Increasing Access to Healthy, Safe, and Affordable Food

The Roger Saux Health Center in the Quinault Indian Nation is working to decrease chronic disease through strategies that connect the entire community with increased access to healthy, safe, and affordable food. To fill a gap in healthy fresh food options, they integrated policy, systems, and built environment changes to improve the quality of life across Quinault communities. The health center created wellness community gardens in two tribal communities, and integrated garden vouchers in their clinic to connect fresh foods with those at highest risk for chronic disease.

Community volunteers assist with the gardens and the high demand for fresh food, which turned out to be more than what their gardens could support. To provide additional produce, they collaborated with a local community supported agriculture farm. They also developed procedures for safe handling and storage to improve the shelf life and consumption safety of produce from the tribal market.

Global to Local’s Connection Desk

South King County, Washington is home to more than 70 distinct linguistic groups, including newly arrived immigrants, refugees seeking asylum, second-generation immigrants, and longtime residents. Many experience communication and language translation barriers, and issues with cultural competency, when it comes to accessing services such as housing, transportation, employment, and health care. Global to Local’s referral service program called the Connection Desk helps to bridge social and health services, and is located in the lobby of a health clinic and multi-service space. Referrals can be made in person or by phone, making clinical visits more efficient as physicians can spend their visits on direct health issues. And the majority of social services based 13 miles away in Seattle are made more accessible.

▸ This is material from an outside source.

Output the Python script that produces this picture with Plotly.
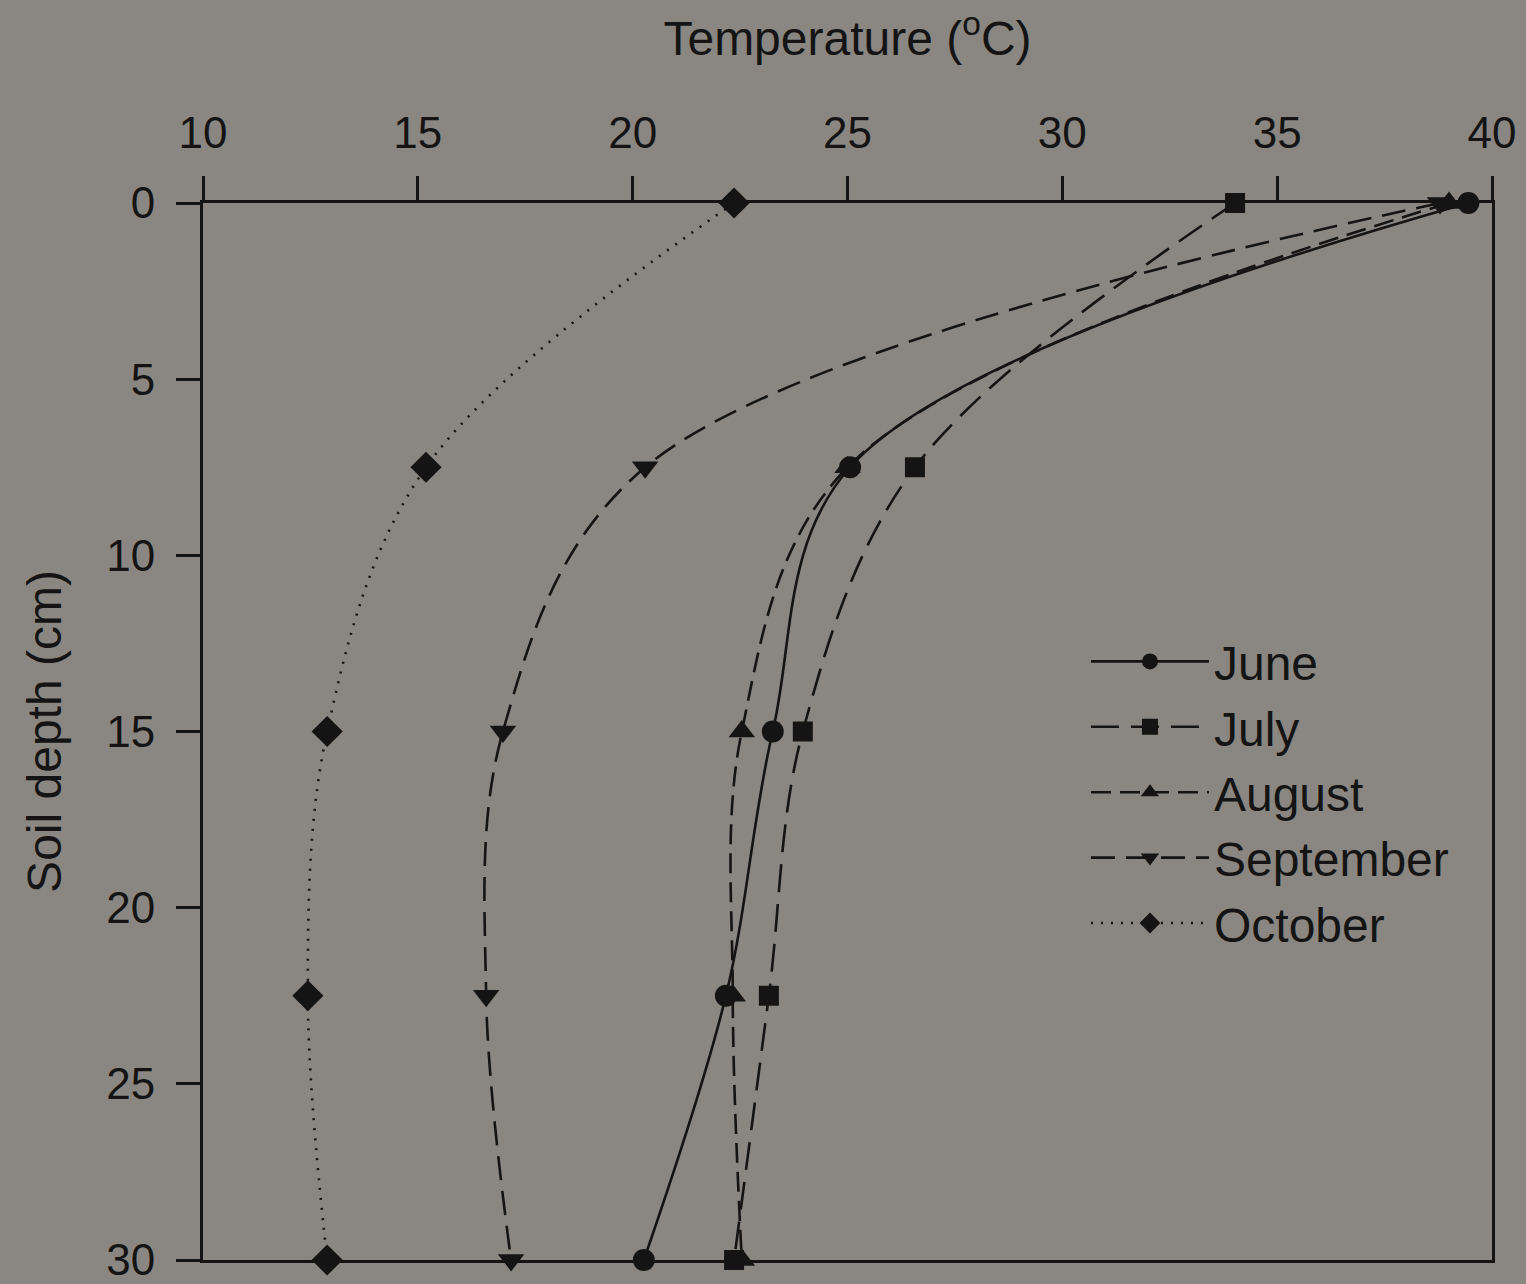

Staffed by university student volunteers, who speak a variety of languages, the Connection Desk has provided more than 8,000 resource referrals.

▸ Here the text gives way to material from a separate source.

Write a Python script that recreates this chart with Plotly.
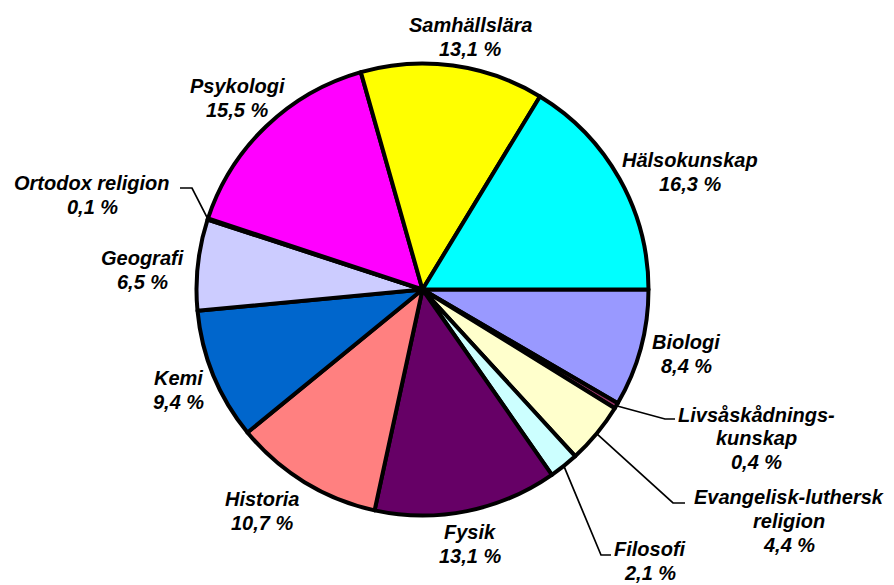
import math
import plotly.graph_objects as go

labels = ["Biologi", "Livsåskådnings-<br>kunskap", "Evangelisk-luthersk<br>religion", "Filosofi",
          "Fysik", "Historia", "Kemi", "Geografi", "Ortodox religion", "Psykologi",
          "Samhällslära", "Hälsokunskap"]
values = [8.4, 0.4, 4.4, 2.1, 13.1, 10.7, 9.4, 6.5, 0.1, 15.5, 13.1, 16.3]
colors = ["#9999FF", "#993366", "#FFFFCC", "#CCFFFF", "#660066", "#FF8080",
          "#0066CC", "#CCCCFF", "#000080", "#FF00FF", "#FFFF00", "#00FFFF"]

W, H = 894, 585          # window size
OFF = 8                  # page body margin
FW, FH = W - OFF, H - OFF
CX, CY, R = 422.5, 289.5, 226  # pie centre / radius in window px


def px2paper(x, y):
    return (x - OFF) / FW, 1 - (y - OFF) / FH


# label block centres (px) and leader-line elbows (px) -- layout only
label_pos = {
    "Biologi": (686, 354),
    "Livsåskådnings-<br>kunskap": (756, 438),
    "Evangelisk-luthersk<br>religion": (789, 521),
    "Filosofi": (650, 561),
    "Fysik": (470, 544),
    "Historia": (262, 511),
    "Kemi": (178, 390),
    "Geografi": (142, 270),
    "Ortodox religion": (92, 195),
    "Psykologi": (237, 98),
    "Samhällslära": (470, 37),
    "Hälsokunskap": (690, 172),
}
leaders = {
    "Livsåskådnings-<br>kunskap": [(665, 419), (675, 419)],
    "Evangelisk-luthersk<br>religion": [(673, 503), (685, 503)],
    "Filosofi": [(601, 555), (611, 555)],
    "Ortodox religion": [(192, 188), (180, 188)],
}

x0, y0 = px2paper(CX - R, CY + R)
x1, y1 = px2paper(CX + R, CY - R)
fig = go.Figure(go.Pie(
    labels=labels, values=values, sort=False, direction="clockwise", rotation=90,
    marker=dict(colors=colors, line=dict(color="black", width=4)),
    textinfo="none", showlegend=False,
    domain=dict(x=[x0, x1], y=[y0, y1]),
    hoverinfo="label+value",
))

font = dict(family="Liberation Sans, Arial", size=20, color="black")
pitch = 23.5
total = sum(values)
cum = 0.0
shapes = []
annotations = []
for lab, val in zip(labels, values):
    mid = (cum + val / 2) / total * 2 * math.pi
    cum += val
    lx, ly = label_pos[lab]
    pct = f"{val:.1f}".replace(".", ",") + " %"
    lines = lab.split("<br>") + [pct]
    n = len(lines)
    for i, t in enumerate(lines):
        yy = ly + (i - (n - 1) / 2) * pitch
        ax_, ay_ = px2paper(lx, yy)
        annotations.append(dict(
            x=ax_, y=ay_, xref="paper", yref="paper", text=f"<b><i>{t}</i></b>",
            showarrow=False, xanchor="center", yanchor="middle", font=font))
    if lab in leaders:
        px = CX + R * math.cos(mid)
        py = CY + R * math.sin(mid)
        pts = [(px, py)] + leaders[lab]
        path = "M " + " L ".join("{},{}".format(*px2paper(x, y)) for x, y in pts)
        shapes.append(dict(type="path", path=path, xref="paper", yref="paper",
                           line=dict(color="black", width=1.7)))

fig.update_layout(width=FW, height=FH, margin=dict(l=0, r=0, t=0, b=0),
                  paper_bgcolor="white", plot_bgcolor="white",
                  annotations=annotations, shapes=shapes)
fig.write_html("out.html")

Improving HPV Series Initiation Rates

The Wyoming Department of Health (WDH) employs ongoing quality improvement and performance management strategies at the agency and division levels to make timely, data-informed decisions related to program performance.

The WDH Public Health Division’s Immunization Unit identified the state’s human papillomavirus (HPV) series initiation rate as an area needing improvement. By focusing on communication, outreach, and education, Wyoming increased the HPV series initiation rate among 13-17 year olds by 21 percent between 2013 and 2016. Wyoming’s rates were publicly presented, providers were educated on strategies to improve rates, and Assessment Feedback Incentive and Exchange visits had a stronger focus on HPV. The Immunization Unit will continue to improve immunization rates in Wyoming by using successfully proven data and strategies.